Centre for Chinese Visual Arts, Birmingham City University, in collaboration with Tate Liverpool

The Centre for Chinese Visual Arts (CCVA) at Birmingham City University aims to foster new understandings and perspectives of Chinese contemporary arts, design and visual culture through interdisciplinary practices and theoretical studies.

Marking the 20th anniversary of the Shanghai-Liverpool twinning cities in 2019, we are now convening the 12th CCVA Annual Conference in collaboration with Tate Liverpool. This two-day event invites researchers, curators, artists, designers and architects in the fields of art, design, visual culture and urban studies at all stages of their careers worldwide to reassess the significance of the urban transformations in China, and to reflect upon their impacts on everyday experience and artistic and curatorial practices in the globalized world.

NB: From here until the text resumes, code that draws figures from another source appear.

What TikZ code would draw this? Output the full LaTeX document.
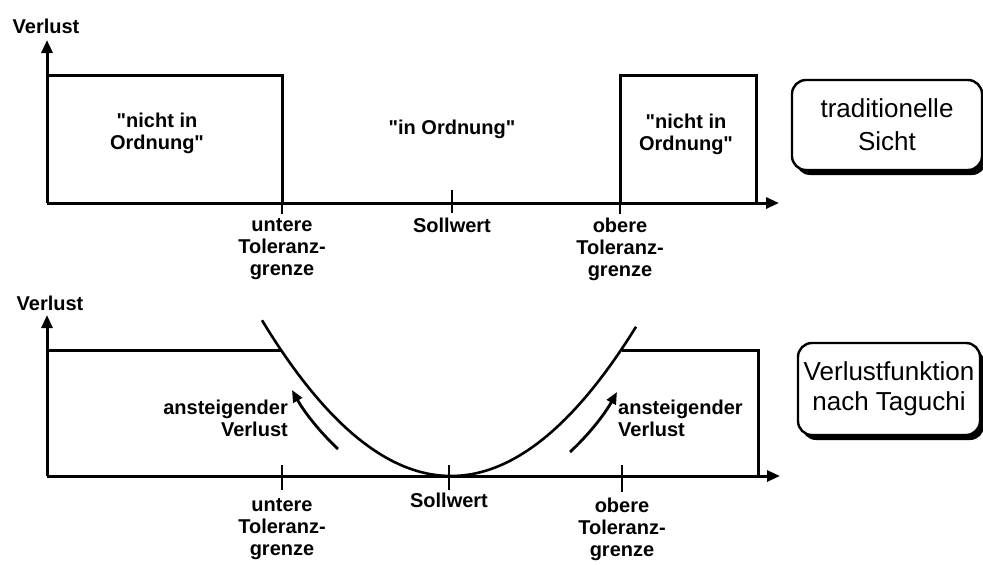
\documentclass[tikz,border=0pt]{standalone}
\usepackage{fontspec}
\setmainfont{Liberation Sans}
\newfontfamily\lblfont{Liberation Sans}
\usetikzlibrary{arrows.meta,shadows}
\begin{document}
\begin{tikzpicture}[x=1pt,y=-1pt,
  axis/.style={line width=3pt,-{Triangle[length=13pt,width=11pt]}},
  frame/.style={line width=3pt},
  tickmark/.style={line width=2pt},
  curve/.style={line width=2.6pt},
  risearrow/.style={line width=2.8pt,-{Triangle[length=12pt,width=10pt]}},
  lbl/.style={font=\lblfont\fontsize{20}{22}\selectfont\bfseries, align=center, inner sep=0pt},
  tbox/.style={draw, line width=2.4pt, rounded corners=14pt, fill=white,
    drop shadow={shadow xshift=4pt, shadow yshift=-5pt, fill=black, opacity=1},
    align=center, inner sep=0pt}
]
\useasboundingbox (0,0) rectangle (983,565);

% ---------- top chart ----------
\coordinate (O1) at (47,203);
\coordinate (Y1) at (47,40);
\coordinate (X1) at (779,203);
\coordinate (L1top) at (47,75);
\coordinate (U1) at (282,203);
\coordinate (U1top) at (282,75);
\coordinate (R1) at (620,203);
\coordinate (R1top) at (620,75);
\coordinate (E1top) at (756,75);
\coordinate (E1) at (756,203);

\draw[frame] (L1top) -- (U1top) -- (U1);
\draw[frame] (R1) -- (R1top) -- (E1top) -- (E1);
\draw[axis] (O1) -- (X1);
\draw[axis] (O1) -- (Y1);
\draw[tickmark] (282,190) -- (282,214);
\draw[tickmark] (452,190) -- (452,213);
\draw[tickmark] (620,190) -- (620,214);

\node[lbl, anchor=north] (v1) at (46,19) {Verlust};
\node[lbl, anchor=north] (nio1) at (157,113) {"nicht in\\Ordnung"};
\node[lbl, anchor=north] (io) at (452,120) {"in Ordnung"};
\node[lbl, anchor=north] (nio2) at (686,114) {"nicht in\\Ordnung"};
\node[lbl, anchor=north] (ut1) at (282,218) {untere\\Toleranz-\\grenze};
\node[lbl, anchor=north] (sw1) at (452,218) {Sollwert};
\node[lbl, anchor=north] (ot1) at (620,218) {obere\\Toleranz-\\grenze};

\node[tbox, minimum width=190pt, minimum height=90pt,
  font=\fontsize{26}{33}\selectfont] (trad) at (887,125) {traditionelle\\Sicht};

% ---------- bottom chart ----------
\coordinate (O2) at (47,476);
\coordinate (Y2) at (47,315);
\coordinate (X2) at (780,476);
\coordinate (L2top) at (47,350);
\coordinate (U2top) at (282,350);
\coordinate (R2top) at (622,350);
\coordinate (E2top) at (758,350);
\coordinate (E2) at (758,476);

\draw[frame] (L2top) -- (U2top);
\draw[frame] (R2top) -- (E2top) -- (E2);
\draw[axis] (O2) -- (X2);
\draw[axis] (O2) -- (Y2);
\draw[tickmark] (282,465) -- (282,490);
\draw[tickmark] (449,465) -- (449,490);
\draw[tickmark] (622,465) -- (622,492);

\draw[curve] plot[domain=262:636, samples=80, smooth] (\x, {476 - 0.436*((\x-451)/10)^2});

\coordinate (la0) at (338,449);
\coordinate (la1) at (292,390);
\coordinate (ra0) at (570,452);
\coordinate (ra1) at (617,392);
\draw[risearrow] (la0) .. controls (319.7,431.8) and (304.3,412.2) .. (la1);
\draw[risearrow] (ra0) .. controls (588.9,434.5) and (604.5,414.5) .. (ra1);

\node[lbl, anchor=north] (v2) at (50,296) {Verlust};
\node[lbl, anchor=north east, align=right] (al) at (288,400) {ansteigender\\Verlust};
\node[lbl, anchor=north west, align=left] (ar) at (618,400) {ansteigender\\Verlust};
\node[lbl, anchor=north] (ut2) at (282,498) {untere\\Toleranz-\\grenze};
\node[lbl, anchor=north] (sw2) at (449,493) {Sollwert};
\node[lbl, anchor=north] (ot2) at (622,498) {obere\\Toleranz-\\grenze};

\node[tbox, minimum width=182pt, minimum height=92pt,
  font=\fontsize{26}{30}\selectfont] (tag) at (889,389) {Verlustfunktion\\nach Taguchi};
\end{tikzpicture}
\end{document}
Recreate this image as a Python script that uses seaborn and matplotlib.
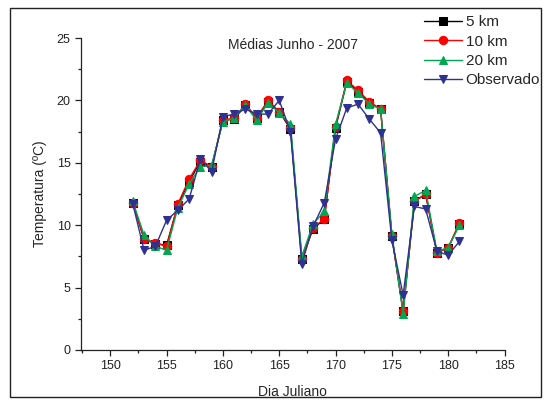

In recent decades, China has experienced a revolutionary urban development. The incessant changes have shaped a moving reality, almost illusive, beyond the normal and tangible environment of daily life. The rapidity of today’s urbanisation is a global issue, and yet the example of contemporary cities in China is singular, filled with excitement and anxiety. Histories have been destroyed, and heritage and memories are being reinvented for the future. How do we re-examine the triumph of the economic achievement and the urban development, or the loss, through sociological, anthropological, cultural and artistic perspectives? For those insiders – artists who are living through the accelerated development and its disturbance, how to capture and interpret the transient, to respond critically to such an urban existence, and to imagine a unique or almost surreal experience in China?

We encourage papers from a variety of subject areas to develop interdisciplinary perspectives and new understandings on the development of Chinese contemporary art in the context of social, cultural and urban transformations. The following set of areas is indicative, as examples, but not limited to the discussions:

  • Art and urban transformations
  • Art and its ecology in urbanised China
  • Art production, dissemination, participation and reception in public realm
  • Collective and private spaces: squares, streets and residences
  • Artists and lives at the edge of cities
  • Art districts: audience and tourists
  • Art and migration
  • Urban development and cultural identities
  • Biennials and art fairs

Please submit an abstract of up to 300 words, a 100-word biography, contact information and any institutional affiliations, by 28th February 2019 to [email protected], with a subject titled ‘12th CCVA Annual Conference’. Any general queries should also be directed to [email protected]. Conference presentations should last no more than 20 minutes. Successful proposals for conference contributions will be notified by the end of February 2019. Invited full papers should be submitted by 31 January 2020, to be featured in Journal of Contemporary Chinese Art (Intellect) as a special issue in autumn of the year.